[Start]
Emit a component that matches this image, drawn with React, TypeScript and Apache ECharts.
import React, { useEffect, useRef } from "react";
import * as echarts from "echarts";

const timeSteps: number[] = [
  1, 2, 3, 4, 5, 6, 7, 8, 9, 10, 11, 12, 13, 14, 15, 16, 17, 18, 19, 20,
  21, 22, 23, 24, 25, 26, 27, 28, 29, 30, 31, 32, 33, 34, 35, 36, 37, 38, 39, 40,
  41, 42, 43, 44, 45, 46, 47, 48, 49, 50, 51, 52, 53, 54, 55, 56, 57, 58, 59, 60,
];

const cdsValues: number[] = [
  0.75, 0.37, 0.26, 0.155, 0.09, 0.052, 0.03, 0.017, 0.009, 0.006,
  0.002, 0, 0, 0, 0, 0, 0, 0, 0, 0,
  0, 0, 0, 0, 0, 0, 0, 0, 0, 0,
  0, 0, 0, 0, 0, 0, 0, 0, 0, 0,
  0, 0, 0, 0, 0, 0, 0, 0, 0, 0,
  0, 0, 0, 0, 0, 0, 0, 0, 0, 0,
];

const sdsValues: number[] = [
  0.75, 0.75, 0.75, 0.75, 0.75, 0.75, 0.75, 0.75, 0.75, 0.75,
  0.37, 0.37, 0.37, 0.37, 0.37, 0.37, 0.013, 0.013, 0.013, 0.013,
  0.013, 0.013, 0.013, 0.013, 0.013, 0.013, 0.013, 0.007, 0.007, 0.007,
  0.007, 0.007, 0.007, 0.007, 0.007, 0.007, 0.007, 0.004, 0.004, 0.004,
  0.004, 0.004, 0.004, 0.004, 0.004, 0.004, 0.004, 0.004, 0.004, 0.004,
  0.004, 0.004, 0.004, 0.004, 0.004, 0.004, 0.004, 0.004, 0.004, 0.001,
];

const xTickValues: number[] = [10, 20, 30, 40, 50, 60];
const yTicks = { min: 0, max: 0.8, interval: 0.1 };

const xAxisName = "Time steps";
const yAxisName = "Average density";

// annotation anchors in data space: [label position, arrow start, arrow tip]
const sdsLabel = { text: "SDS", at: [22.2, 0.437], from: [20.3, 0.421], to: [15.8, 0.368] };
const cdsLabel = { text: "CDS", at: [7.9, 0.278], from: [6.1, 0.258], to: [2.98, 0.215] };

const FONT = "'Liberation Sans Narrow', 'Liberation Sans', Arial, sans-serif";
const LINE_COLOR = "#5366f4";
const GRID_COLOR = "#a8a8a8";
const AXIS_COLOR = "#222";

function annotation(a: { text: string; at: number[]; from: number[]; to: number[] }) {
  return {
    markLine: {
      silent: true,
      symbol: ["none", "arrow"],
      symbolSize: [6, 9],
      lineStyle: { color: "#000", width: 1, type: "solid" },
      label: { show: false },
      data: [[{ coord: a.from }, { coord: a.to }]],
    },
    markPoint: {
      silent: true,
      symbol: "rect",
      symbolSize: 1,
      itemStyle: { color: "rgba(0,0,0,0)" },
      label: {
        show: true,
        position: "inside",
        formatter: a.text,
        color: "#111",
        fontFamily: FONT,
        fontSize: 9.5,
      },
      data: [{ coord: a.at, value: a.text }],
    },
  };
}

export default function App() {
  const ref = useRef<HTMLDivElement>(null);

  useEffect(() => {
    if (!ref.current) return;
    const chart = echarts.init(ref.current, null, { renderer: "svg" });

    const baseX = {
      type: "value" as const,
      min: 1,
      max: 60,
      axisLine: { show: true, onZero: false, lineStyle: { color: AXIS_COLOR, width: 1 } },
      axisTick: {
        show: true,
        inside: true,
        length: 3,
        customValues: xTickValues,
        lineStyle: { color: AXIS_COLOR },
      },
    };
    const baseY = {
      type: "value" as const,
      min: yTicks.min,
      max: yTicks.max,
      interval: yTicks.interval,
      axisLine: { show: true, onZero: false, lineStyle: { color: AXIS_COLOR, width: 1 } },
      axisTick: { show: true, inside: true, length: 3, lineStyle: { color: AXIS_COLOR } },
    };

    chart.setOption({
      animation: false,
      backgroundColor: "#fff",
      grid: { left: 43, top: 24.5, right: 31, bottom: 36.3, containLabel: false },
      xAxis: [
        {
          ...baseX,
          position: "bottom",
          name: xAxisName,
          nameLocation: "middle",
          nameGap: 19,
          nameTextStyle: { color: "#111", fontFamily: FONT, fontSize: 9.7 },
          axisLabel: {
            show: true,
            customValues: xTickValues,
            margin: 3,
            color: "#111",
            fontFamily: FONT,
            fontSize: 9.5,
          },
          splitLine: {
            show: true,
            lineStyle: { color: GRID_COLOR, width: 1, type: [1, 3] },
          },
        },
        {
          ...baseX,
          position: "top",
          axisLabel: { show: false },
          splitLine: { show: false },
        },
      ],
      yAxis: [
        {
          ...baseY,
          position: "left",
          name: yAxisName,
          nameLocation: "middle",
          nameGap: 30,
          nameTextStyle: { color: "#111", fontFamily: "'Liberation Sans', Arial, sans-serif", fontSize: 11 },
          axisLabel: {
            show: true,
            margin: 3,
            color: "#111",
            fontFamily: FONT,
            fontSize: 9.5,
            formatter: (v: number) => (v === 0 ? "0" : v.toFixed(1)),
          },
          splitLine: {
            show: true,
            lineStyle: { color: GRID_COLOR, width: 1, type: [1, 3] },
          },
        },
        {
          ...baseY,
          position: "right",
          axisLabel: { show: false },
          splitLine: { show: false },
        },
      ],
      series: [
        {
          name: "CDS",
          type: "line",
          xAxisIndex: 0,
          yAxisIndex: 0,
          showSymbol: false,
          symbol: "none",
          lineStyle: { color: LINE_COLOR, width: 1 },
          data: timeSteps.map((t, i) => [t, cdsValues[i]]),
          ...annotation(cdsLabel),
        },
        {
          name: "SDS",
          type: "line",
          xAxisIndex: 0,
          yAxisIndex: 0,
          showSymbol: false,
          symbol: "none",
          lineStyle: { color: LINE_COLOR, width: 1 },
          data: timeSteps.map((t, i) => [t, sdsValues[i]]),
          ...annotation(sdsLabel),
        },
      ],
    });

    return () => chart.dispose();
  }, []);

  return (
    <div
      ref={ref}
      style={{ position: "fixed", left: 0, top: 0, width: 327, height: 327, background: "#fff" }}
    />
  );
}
[End]
» Aim: Go through the listing and copy all of it exactly.

» Result below:
Emit a component that matches this image, drawn with React, TypeScript and Apache ECharts.
import React, { useEffect, useRef } from "react";
import * as echarts from "echarts";

const timeSteps: number[] = [
  1, 2, 3, 4, 5, 6, 7, 8, 9, 10, 11, 12, 13, 14, 15, 16, 17, 18, 19, 20,
  21, 22, 23, 24, 25, 26, 27, 28, 29, 30, 31, 32, 33, 34, 35, 36, 37, 38, 39, 40,
  41, 42, 43, 44, 45, 46, 47, 48, 49, 50, 51, 52, 53, 54, 55, 56, 57, 58, 59, 60,
];

const cdsValues: number[] = [
  0.75, 0.37, 0.26, 0.155, 0.09, 0.052, 0.03, 0.017, 0.009, 0.006,
  0.002, 0, 0, 0, 0, 0, 0, 0, 0, 0,
  0, 0, 0, 0, 0, 0, 0, 0, 0, 0,
  0, 0, 0, 0, 0, 0, 0, 0, 0, 0,
  0, 0, 0, 0, 0, 0, 0, 0, 0, 0,
  0, 0, 0, 0, 0, 0, 0, 0, 0, 0,
];

const sdsValues: number[] = [
  0.75, 0.75, 0.75, 0.75, 0.75, 0.75, 0.75, 0.75, 0.75, 0.75,
  0.37, 0.37, 0.37, 0.37, 0.37, 0.37, 0.013, 0.013, 0.013, 0.013,
  0.013, 0.013, 0.013, 0.013, 0.013, 0.013, 0.013, 0.007, 0.007, 0.007,
  0.007, 0.007, 0.007, 0.007, 0.007, 0.007, 0.007, 0.004, 0.004, 0.004,
  0.004, 0.004, 0.004, 0.004, 0.004, 0.004, 0.004, 0.004, 0.004, 0.004,
  0.004, 0.004, 0.004, 0.004, 0.004, 0.004, 0.004, 0.004, 0.004, 0.001,
];

const xTickValues: number[] = [10, 20, 30, 40, 50, 60];
const yTicks = { min: 0, max: 0.8, interval: 0.1 };

const xAxisName = "Time steps";
const yAxisName = "Average density";

// annotation anchors in data space: [label position, arrow start, arrow tip]
const sdsLabel = { text: "SDS", at: [22.2, 0.437], from: [20.3, 0.421], to: [15.8, 0.368] };
const cdsLabel = { text: "CDS", at: [7.9, 0.278], from: [6.1, 0.258], to: [2.98, 0.215] };

const FONT = "'Liberation Sans Narrow', 'Liberation Sans', Arial, sans-serif";
const LINE_COLOR = "#5366f4";
const GRID_COLOR = "#a8a8a8";
const AXIS_COLOR = "#222";

function annotation(a: { text: string; at: number[]; from: number[]; to: number[] }) {
  return {
    markLine: {
      silent: true,
      symbol: ["none", "arrow"],
      symbolSize: [6, 9],
      lineStyle: { color: "#000", width: 1, type: "solid" },
      label: { show: false },
      data: [[{ coord: a.from }, { coord: a.to }]],
    },
    markPoint: {
      silent: true,
      symbol: "rect",
      symbolSize: 1,
      itemStyle: { color: "rgba(0,0,0,0)" },
      label: {
        show: true,
        position: "inside",
        formatter: a.text,
        color: "#111",
        fontFamily: FONT,
        fontSize: 9.5,
      },
      data: [{ coord: a.at, value: a.text }],
    },
  };
}

export default function App() {
  const ref = useRef<HTMLDivElement>(null);

  useEffect(() => {
    if (!ref.current) return;
    const chart = echarts.init(ref.current, null, { renderer: "svg" });

    const baseX = {
      type: "value" as const,
      min: 1,
      max: 60,
      axisLine: { show: true, onZero: false, lineStyle: { color: AXIS_COLOR, width: 1 } },
      axisTick: {
        show: true,
        inside: true,
        length: 3,
        customValues: xTickValues,
        lineStyle: { color: AXIS_COLOR },
      },
    };
    const baseY = {
      type: "value" as const,
      min: yTicks.min,
      max: yTicks.max,
      interval: yTicks.interval,
      axisLine: { show: true, onZero: false, lineStyle: { color: AXIS_COLOR, width: 1 } },
      axisTick: { show: true, inside: true, length: 3, lineStyle: { color: AXIS_COLOR } },
    };

    chart.setOption({
      animation: false,
      backgroundColor: "#fff",
      grid: { left: 43, top: 24.5, right: 31, bottom: 36.3, containLabel: false },
      xAxis: [
        {
          ...baseX,
          position: "bottom",
          name: xAxisName,
          nameLocation: "middle",
          nameGap: 19,
          nameTextStyle: { color: "#111", fontFamily: FONT, fontSize: 9.7 },
          axisLabel: {
            show: true,
            customValues: xTickValues,
            margin: 3,
            color: "#111",
            fontFamily: FONT,
            fontSize: 9.5,
          },
          splitLine: {
            show: true,
            lineStyle: { color: GRID_COLOR, width: 1, type: [1, 3] },
          },
        },
        {
          ...baseX,
          position: "top",
          axisLabel: { show: false },
          splitLine: { show: false },
        },
      ],
      yAxis: [
        {
          ...baseY,
          position: "left",
          name: yAxisName,
          nameLocation: "middle",
          nameGap: 30,
          nameTextStyle: { color: "#111", fontFamily: "'Liberation Sans', Arial, sans-serif", fontSize: 11 },
          axisLabel: {
            show: true,
            margin: 3,
            color: "#111",
            fontFamily: FONT,
            fontSize: 9.5,
            formatter: (v: number) => (v === 0 ? "0" : v.toFixed(1)),
          },
          splitLine: {
            show: true,
            lineStyle: { color: GRID_COLOR, width: 1, type: [1, 3] },
          },
        },
        {
          ...baseY,
          position: "right",
          axisLabel: { show: false },
          splitLine: { show: false },
        },
      ],
      series: [
        {
          name: "CDS",
          type: "line",
          xAxisIndex: 0,
          yAxisIndex: 0,
          showSymbol: false,
          symbol: "none",
          lineStyle: { color: LINE_COLOR, width: 1 },
          data: timeSteps.map((t, i) => [t, cdsValues[i]]),
          ...annotation(cdsLabel),
        },
        {
          name: "SDS",
          type: "line",
          xAxisIndex: 0,
          yAxisIndex: 0,
          showSymbol: false,
          symbol: "none",
          lineStyle: { color: LINE_COLOR, width: 1 },
          data: timeSteps.map((t, i) => [t, sdsValues[i]]),
          ...annotation(sdsLabel),
        },
      ],
    });

    return () => chart.dispose();
  }, []);

  return (
    <div
      ref={ref}
      style={{ position: "fixed", left: 0, top: 0, width: 327, height: 327, background: "#fff" }}
    />
  );
}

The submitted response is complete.